Galamba de Almeida acha que "o São Carlos é uma mina de ouro em termos de caricatura." E dá como exemplo a direcção artística de Christoph Dammann, que considera "catastrófica" - "estou mesmo a imaginar uma caricatura com o próprio Dammann, o então secretário de estado Mário Vieira de Carvalho e a ministra Isabel Pires de Lima, que o nomearam" - ou episódios como "a audição que a maestrina Julia Jones teimou em fazer à soprano Elisabete Matos, uma cantora mais do que reconhecida a nível nacional e internacional."

O compositor Alexandre Delgado lamenta o facto de as nossas elites já não irem à ópera. "No século XIX o São Carlos era o epicentro da vida cultura e social, hoje perdeu esse papel. Nessa época, a ópera talvez fosse um luxo, hoje além de um luxo é uma raridade. É como o caviar, uma coisa que está a desaparecer." Delgado não defende o regresso das claques ou das rivalidades entre cantores, mas sente falta de uma relação mais viva com a ópera. Tem consciência de que o paralelo entre a ópera e a política cultivado por Bordalo seria hoje compreendido por poucos, mas as fontes de inspiração mantêm-se. "As grandes sessões do Parlamento são espectáculos de ópera sem música, mas agora o palco é a TV."

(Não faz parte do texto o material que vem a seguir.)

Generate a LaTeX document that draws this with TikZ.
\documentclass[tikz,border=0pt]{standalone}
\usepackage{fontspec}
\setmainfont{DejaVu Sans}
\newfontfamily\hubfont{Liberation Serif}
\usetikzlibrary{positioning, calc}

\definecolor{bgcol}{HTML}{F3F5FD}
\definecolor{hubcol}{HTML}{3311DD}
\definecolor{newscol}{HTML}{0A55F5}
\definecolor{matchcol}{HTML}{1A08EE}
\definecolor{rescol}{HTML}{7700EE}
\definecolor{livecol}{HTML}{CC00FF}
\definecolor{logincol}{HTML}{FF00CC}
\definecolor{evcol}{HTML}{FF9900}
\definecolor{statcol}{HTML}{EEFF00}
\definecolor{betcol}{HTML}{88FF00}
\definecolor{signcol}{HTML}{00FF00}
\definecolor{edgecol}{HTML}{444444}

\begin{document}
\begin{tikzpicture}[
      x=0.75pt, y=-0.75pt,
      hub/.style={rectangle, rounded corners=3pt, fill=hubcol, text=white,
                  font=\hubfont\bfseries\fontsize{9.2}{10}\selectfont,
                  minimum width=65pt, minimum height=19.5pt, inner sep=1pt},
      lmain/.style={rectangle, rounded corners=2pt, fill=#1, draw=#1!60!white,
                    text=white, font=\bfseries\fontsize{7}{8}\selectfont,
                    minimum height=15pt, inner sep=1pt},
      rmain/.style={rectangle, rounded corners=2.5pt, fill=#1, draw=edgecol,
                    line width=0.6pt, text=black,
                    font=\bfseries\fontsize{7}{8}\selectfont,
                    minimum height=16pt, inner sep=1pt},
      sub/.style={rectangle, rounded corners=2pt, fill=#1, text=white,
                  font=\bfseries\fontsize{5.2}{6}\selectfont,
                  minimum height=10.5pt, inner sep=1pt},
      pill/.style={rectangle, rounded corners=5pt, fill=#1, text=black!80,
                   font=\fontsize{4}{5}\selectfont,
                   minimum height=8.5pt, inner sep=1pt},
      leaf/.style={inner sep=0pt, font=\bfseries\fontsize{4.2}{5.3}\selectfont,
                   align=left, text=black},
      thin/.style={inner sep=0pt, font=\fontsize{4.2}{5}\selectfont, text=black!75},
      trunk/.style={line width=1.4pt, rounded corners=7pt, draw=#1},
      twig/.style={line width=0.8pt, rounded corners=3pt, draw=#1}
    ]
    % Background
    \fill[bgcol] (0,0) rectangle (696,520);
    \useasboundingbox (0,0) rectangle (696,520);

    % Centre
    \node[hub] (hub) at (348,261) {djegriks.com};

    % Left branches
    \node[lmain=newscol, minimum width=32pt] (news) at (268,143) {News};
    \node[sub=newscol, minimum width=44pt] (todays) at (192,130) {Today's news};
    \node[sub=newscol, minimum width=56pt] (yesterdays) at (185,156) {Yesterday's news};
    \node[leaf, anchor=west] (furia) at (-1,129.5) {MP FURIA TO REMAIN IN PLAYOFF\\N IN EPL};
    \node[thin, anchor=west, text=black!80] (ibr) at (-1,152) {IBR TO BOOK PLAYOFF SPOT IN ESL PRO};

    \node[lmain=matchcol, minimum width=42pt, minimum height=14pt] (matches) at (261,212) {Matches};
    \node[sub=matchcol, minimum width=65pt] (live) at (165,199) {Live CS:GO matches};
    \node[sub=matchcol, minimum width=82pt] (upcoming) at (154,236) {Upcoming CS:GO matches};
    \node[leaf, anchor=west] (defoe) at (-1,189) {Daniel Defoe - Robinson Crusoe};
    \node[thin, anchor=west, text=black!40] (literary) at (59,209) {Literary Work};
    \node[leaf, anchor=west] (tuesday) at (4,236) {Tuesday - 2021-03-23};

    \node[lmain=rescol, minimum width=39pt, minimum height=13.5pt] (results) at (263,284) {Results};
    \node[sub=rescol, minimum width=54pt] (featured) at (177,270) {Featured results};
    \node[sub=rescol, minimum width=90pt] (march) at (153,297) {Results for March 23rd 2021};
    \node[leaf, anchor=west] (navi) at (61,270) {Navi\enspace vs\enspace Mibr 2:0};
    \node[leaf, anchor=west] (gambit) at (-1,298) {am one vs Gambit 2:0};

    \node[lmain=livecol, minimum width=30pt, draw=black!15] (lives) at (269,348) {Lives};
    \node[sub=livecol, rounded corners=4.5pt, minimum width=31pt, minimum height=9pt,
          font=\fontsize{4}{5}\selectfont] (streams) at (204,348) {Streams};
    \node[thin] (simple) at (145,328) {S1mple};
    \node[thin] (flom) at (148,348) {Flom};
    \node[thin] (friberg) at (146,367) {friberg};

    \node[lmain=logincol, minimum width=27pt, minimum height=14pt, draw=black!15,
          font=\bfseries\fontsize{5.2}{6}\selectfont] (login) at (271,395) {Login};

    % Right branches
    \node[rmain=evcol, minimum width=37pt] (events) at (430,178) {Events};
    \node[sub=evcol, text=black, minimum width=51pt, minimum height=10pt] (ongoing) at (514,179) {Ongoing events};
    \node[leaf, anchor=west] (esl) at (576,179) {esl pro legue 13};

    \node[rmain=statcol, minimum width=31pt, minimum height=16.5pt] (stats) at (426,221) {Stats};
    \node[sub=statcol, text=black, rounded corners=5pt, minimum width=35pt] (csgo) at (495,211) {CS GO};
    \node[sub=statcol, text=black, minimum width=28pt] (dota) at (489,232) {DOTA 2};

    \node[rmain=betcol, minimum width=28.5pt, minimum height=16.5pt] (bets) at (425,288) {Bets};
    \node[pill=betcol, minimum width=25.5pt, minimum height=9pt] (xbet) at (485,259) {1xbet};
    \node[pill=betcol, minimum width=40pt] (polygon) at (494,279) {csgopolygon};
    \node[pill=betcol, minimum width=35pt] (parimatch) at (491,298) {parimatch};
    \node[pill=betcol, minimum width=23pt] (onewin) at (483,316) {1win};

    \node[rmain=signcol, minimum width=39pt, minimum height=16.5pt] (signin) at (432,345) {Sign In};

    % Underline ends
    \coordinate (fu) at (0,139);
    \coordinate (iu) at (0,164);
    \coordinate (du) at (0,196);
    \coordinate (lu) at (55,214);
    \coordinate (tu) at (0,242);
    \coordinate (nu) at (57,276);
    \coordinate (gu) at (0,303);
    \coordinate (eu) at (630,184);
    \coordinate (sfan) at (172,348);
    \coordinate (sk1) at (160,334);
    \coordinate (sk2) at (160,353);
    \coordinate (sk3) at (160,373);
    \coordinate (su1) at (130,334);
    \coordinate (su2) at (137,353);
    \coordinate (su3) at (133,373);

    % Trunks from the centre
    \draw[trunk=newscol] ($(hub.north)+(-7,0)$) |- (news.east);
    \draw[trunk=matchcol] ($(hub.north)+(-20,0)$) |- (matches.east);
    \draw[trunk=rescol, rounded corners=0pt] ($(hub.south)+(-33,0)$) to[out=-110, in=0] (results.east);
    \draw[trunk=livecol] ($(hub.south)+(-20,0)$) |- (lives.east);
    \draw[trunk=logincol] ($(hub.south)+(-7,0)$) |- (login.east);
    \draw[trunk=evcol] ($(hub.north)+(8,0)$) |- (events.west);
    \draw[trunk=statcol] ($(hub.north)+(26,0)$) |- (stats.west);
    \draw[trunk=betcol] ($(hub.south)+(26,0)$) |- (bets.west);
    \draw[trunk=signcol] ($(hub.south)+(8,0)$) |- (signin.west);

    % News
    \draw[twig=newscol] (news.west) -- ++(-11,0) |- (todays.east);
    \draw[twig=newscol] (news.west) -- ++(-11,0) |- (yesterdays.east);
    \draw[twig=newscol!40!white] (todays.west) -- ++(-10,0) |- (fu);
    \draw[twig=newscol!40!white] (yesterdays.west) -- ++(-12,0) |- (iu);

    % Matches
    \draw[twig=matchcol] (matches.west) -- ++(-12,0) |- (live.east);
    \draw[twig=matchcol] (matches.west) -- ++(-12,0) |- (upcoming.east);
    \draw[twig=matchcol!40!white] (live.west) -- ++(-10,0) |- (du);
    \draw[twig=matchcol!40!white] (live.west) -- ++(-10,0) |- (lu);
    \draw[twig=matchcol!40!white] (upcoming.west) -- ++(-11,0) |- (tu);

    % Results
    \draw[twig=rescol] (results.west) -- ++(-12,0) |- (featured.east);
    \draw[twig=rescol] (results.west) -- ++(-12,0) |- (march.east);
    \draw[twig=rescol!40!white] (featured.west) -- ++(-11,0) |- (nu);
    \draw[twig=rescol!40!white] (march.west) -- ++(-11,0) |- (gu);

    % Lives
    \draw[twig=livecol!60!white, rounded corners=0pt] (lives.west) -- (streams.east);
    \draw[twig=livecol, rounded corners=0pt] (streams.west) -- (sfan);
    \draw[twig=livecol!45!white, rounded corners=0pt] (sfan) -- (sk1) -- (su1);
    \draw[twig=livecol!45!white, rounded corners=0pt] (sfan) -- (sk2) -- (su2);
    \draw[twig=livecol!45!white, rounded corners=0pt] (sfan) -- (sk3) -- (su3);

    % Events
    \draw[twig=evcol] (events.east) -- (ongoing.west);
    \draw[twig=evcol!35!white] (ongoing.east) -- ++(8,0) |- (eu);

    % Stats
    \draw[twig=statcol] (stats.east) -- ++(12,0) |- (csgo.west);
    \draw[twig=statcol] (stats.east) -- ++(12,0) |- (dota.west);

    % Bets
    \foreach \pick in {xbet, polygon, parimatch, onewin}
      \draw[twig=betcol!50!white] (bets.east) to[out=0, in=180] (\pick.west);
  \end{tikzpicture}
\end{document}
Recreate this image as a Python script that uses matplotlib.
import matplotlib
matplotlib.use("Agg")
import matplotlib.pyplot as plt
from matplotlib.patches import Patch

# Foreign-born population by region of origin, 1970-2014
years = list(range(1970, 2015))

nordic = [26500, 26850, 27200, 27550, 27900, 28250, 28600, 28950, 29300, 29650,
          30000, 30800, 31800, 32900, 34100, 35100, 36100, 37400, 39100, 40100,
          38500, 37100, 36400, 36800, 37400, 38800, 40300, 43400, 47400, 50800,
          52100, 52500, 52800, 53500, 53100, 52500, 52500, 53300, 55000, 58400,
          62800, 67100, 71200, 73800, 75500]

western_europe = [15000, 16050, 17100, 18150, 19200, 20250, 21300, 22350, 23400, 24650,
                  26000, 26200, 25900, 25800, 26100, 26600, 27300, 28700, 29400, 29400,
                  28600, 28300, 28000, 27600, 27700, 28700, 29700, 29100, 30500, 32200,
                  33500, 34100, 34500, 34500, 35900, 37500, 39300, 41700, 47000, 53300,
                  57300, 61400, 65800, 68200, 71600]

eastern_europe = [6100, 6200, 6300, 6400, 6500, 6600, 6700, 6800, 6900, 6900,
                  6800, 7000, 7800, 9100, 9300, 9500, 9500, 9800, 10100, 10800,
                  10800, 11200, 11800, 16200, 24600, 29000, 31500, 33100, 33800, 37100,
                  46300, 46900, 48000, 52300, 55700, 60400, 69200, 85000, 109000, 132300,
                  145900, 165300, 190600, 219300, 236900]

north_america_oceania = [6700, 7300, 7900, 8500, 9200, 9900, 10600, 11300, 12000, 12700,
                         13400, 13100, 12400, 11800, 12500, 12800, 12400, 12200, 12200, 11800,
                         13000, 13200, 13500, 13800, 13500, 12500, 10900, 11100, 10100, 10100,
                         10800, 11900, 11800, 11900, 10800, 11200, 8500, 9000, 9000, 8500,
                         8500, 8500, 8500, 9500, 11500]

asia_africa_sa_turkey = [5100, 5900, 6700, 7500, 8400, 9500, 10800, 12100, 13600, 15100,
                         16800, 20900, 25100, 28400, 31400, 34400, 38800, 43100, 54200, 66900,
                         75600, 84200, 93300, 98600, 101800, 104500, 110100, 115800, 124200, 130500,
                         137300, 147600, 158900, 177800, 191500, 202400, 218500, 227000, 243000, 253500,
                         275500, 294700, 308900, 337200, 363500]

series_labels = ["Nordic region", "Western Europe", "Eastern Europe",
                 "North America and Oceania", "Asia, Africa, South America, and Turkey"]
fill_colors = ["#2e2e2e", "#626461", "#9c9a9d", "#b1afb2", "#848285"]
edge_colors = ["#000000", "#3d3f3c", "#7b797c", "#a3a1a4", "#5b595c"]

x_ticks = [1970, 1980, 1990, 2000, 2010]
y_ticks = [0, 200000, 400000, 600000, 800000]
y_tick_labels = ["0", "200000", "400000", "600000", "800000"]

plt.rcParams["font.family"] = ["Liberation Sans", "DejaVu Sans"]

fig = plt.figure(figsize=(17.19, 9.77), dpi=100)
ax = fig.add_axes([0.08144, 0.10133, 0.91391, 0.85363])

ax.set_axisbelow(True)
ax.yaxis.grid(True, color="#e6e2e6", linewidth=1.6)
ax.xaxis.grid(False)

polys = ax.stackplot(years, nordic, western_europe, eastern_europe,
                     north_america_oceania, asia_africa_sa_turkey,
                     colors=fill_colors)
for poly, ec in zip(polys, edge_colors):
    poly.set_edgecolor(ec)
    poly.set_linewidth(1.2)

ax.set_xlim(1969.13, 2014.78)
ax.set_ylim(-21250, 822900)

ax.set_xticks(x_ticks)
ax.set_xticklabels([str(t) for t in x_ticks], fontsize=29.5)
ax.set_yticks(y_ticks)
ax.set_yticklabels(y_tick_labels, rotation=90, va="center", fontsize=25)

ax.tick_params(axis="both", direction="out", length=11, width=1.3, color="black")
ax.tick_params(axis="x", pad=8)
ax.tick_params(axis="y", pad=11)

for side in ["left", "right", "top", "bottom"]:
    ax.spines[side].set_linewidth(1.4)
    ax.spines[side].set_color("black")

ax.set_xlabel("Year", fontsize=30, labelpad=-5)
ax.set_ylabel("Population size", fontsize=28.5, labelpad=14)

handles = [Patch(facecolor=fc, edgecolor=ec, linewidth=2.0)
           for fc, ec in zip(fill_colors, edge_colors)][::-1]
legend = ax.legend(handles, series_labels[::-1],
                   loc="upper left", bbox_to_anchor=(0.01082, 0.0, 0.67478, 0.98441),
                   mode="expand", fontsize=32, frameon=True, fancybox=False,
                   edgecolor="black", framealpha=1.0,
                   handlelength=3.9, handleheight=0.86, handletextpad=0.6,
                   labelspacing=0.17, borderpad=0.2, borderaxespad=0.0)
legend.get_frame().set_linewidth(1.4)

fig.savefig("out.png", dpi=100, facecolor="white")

Também na opinião do pianista e maestro João Paulo Santos, "um bom caricaturista encontraria hoje pano para mangas" no São Carlos, onde "tudo é passível de caricatura". "Actualmente são comuns os cartoons com músicos, mas dirigem-se a um grupo especializado, é difícil explicar às pessoas fora do meio onde está a graça." Há 30 anos a trabalhar no São Carlos, João Paulo Santos lembra-se de muitos episódios engraçados. "No final de uma "Luisa Miller" [de Verdi] com a soprano Mara Zampieri, no início dos anos 80, o tenor zangou-se com o barítono e o caso deu mesmo em pancadaria. No final, com a cortina fechada, estava tudo ao pontapé, mas quando abria todos agradeciam com compostura!" Recorda também um ensaio da ópera "Sansão e Dalila", de Saint-Säens, em que as todas as senhoras do coro escorregavam e rebolavam até à boca de cena assim que entravam no palco, pois alguém tinha colocado uma substância escorregadia no pavimento, ou a ameaça de bomba durante uma récita dos "Troianos", de Berlioz, que fez dispersar pelo Chiado todo o elenco, envergando os figurinos da ópera. "Se o Bordalo fosse vivo continuaria a divertir-se muito com o São Carlos: a corista gorda ainda cá está!"